#### Instructions to follow:
Set out every line bearing the string "React".

#### Material for this exercise:
---
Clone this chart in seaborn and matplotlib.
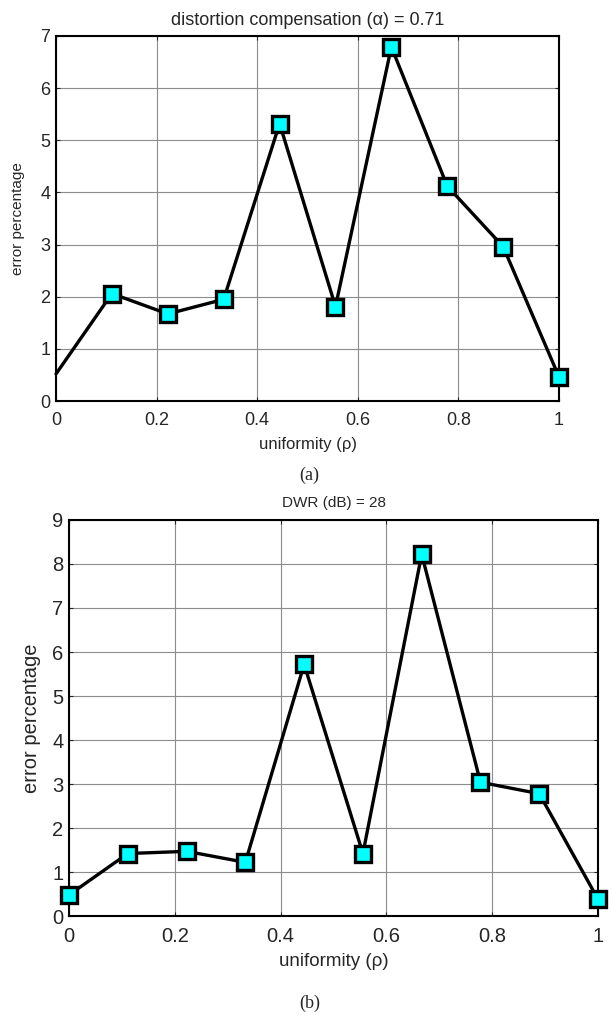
---
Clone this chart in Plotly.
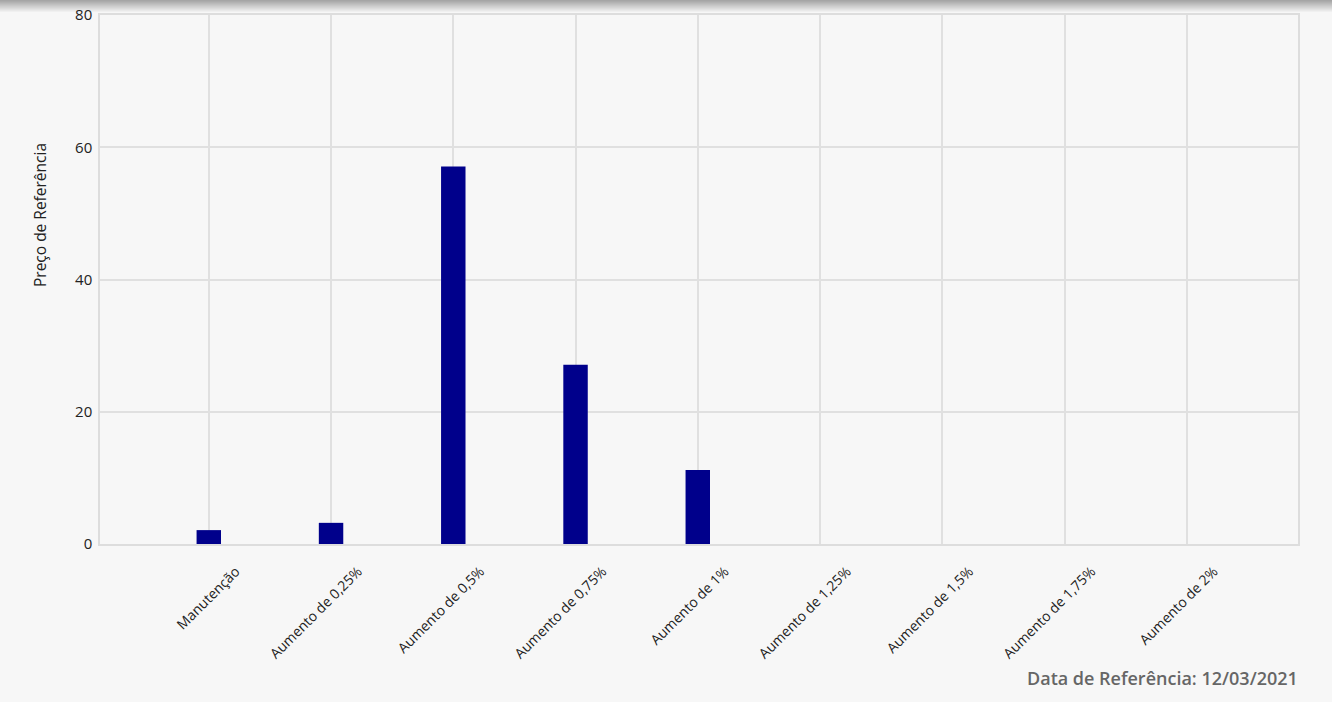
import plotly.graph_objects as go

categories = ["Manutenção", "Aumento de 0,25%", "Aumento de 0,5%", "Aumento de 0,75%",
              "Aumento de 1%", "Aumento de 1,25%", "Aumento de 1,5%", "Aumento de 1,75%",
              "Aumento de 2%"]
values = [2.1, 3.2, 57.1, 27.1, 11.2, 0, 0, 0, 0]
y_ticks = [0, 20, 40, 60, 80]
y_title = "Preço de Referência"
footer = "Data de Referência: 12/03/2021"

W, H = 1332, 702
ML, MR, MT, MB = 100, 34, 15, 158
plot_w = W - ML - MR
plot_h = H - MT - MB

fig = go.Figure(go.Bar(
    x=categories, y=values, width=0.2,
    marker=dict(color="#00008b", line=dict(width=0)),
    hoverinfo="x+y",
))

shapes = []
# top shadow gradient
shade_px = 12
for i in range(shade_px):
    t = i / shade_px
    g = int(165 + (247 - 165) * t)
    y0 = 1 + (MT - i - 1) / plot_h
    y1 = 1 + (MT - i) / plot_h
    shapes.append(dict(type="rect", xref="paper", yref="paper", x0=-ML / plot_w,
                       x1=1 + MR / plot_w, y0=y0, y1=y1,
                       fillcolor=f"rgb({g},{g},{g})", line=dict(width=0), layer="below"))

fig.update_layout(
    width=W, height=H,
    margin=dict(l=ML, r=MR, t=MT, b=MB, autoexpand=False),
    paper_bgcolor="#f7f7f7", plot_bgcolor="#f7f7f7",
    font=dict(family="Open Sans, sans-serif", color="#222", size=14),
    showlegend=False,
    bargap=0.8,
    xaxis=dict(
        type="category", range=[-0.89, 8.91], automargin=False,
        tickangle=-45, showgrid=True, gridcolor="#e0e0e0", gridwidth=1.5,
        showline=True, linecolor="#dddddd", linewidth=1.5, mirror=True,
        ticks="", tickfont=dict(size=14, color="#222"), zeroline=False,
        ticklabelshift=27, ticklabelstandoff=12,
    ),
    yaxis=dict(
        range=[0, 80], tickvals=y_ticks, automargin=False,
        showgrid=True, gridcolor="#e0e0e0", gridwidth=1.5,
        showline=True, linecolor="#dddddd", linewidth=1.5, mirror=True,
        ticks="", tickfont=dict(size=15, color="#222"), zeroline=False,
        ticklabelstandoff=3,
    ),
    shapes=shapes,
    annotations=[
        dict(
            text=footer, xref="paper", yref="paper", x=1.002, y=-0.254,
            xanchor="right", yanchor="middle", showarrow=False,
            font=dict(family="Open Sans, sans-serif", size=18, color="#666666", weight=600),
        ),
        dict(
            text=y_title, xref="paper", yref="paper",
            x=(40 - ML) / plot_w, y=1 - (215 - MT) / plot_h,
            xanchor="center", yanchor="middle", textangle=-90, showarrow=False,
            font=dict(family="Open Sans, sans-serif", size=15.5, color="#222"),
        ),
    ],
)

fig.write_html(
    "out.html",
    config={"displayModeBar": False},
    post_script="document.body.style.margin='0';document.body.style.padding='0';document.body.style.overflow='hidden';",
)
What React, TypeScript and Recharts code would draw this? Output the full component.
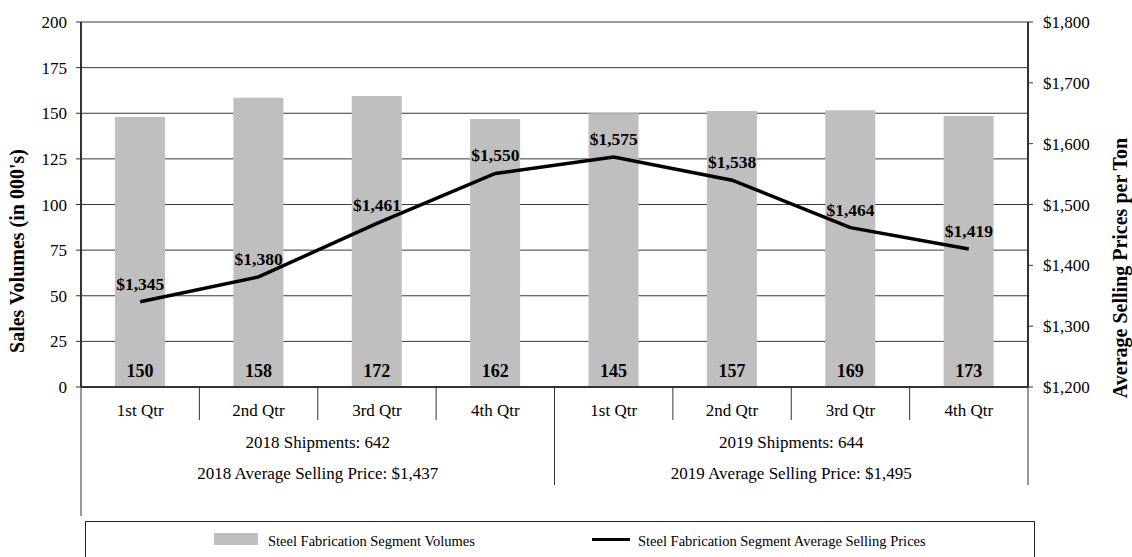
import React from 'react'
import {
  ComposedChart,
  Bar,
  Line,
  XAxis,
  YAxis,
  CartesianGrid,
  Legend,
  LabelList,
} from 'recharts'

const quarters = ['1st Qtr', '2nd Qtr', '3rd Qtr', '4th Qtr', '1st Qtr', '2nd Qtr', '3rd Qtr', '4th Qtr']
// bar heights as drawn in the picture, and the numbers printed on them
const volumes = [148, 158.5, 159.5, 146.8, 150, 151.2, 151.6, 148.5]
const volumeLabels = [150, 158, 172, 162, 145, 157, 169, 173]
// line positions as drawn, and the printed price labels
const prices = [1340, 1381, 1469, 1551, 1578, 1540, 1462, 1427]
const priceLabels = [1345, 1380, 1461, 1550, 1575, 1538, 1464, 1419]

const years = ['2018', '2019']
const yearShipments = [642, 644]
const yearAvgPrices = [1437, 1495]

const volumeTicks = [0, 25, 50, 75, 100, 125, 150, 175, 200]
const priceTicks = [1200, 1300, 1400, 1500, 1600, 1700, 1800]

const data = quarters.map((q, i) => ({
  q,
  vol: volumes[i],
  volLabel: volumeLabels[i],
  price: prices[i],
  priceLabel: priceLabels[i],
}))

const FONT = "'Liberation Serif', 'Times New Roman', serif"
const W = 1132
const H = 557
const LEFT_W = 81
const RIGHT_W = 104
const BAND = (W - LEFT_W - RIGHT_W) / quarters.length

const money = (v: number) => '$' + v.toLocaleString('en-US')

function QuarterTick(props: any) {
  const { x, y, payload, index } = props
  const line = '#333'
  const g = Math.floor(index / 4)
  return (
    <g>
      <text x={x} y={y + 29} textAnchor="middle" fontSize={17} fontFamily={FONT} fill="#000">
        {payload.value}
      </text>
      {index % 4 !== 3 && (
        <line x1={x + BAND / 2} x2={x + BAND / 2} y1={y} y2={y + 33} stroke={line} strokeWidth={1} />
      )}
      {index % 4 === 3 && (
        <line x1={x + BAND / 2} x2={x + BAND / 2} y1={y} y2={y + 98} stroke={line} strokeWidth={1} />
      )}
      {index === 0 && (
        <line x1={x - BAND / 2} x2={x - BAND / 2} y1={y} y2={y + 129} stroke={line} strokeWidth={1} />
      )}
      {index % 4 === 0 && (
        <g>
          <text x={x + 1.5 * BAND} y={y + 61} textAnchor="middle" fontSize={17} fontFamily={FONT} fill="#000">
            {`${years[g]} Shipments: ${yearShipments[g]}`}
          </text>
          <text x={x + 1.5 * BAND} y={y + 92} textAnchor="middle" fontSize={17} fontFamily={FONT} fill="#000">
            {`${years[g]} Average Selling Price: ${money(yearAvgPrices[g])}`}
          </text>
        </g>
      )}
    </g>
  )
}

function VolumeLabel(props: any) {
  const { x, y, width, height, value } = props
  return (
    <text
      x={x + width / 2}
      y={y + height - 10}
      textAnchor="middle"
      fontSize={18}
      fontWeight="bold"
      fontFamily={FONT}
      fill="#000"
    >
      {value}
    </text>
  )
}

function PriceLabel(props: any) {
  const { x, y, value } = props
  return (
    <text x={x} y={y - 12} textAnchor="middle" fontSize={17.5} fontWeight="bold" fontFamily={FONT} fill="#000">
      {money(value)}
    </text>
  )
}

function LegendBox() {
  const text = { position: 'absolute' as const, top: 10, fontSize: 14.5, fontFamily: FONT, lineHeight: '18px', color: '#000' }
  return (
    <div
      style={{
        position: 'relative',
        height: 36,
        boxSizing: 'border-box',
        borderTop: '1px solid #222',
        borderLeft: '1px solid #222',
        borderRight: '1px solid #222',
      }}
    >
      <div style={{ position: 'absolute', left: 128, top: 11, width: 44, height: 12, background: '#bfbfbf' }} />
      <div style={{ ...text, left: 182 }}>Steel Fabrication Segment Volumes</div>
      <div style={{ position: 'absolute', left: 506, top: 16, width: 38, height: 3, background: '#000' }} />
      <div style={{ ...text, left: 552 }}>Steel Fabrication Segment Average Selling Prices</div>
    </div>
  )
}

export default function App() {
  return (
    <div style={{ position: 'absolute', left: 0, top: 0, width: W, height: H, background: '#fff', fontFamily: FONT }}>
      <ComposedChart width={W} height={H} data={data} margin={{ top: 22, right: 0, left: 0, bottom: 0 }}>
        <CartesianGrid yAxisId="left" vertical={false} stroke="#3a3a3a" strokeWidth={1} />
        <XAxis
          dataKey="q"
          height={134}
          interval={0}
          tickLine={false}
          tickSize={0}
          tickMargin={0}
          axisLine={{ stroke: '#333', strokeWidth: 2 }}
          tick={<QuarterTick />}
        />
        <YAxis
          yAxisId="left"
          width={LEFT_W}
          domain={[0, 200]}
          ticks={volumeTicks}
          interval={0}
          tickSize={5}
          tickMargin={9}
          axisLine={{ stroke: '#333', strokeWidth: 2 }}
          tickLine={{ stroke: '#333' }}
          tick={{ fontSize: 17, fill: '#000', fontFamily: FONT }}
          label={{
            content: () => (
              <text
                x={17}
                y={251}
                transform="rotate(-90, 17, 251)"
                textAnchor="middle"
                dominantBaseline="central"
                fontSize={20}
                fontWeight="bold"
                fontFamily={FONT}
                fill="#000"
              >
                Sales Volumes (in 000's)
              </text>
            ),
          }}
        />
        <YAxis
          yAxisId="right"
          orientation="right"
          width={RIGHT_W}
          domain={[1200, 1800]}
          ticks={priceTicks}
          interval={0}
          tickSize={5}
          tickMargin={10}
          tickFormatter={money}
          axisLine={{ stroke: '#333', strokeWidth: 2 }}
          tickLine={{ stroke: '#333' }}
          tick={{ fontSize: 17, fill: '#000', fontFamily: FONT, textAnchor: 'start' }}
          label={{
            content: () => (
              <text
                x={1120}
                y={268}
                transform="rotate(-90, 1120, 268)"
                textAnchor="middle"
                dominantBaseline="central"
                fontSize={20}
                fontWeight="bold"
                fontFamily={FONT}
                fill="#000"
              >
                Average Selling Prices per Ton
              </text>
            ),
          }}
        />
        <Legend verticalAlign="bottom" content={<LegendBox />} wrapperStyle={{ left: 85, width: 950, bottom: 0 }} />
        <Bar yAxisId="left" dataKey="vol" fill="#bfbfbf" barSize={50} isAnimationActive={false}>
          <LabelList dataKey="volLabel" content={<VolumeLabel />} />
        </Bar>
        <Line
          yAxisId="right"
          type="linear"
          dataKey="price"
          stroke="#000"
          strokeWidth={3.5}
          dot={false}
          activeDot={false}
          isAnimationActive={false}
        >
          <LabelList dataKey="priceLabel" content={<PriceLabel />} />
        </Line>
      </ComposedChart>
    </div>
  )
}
---
#### Final answer:
What React, TypeScript and Recharts code would draw this? Output the full component.
import React from 'react'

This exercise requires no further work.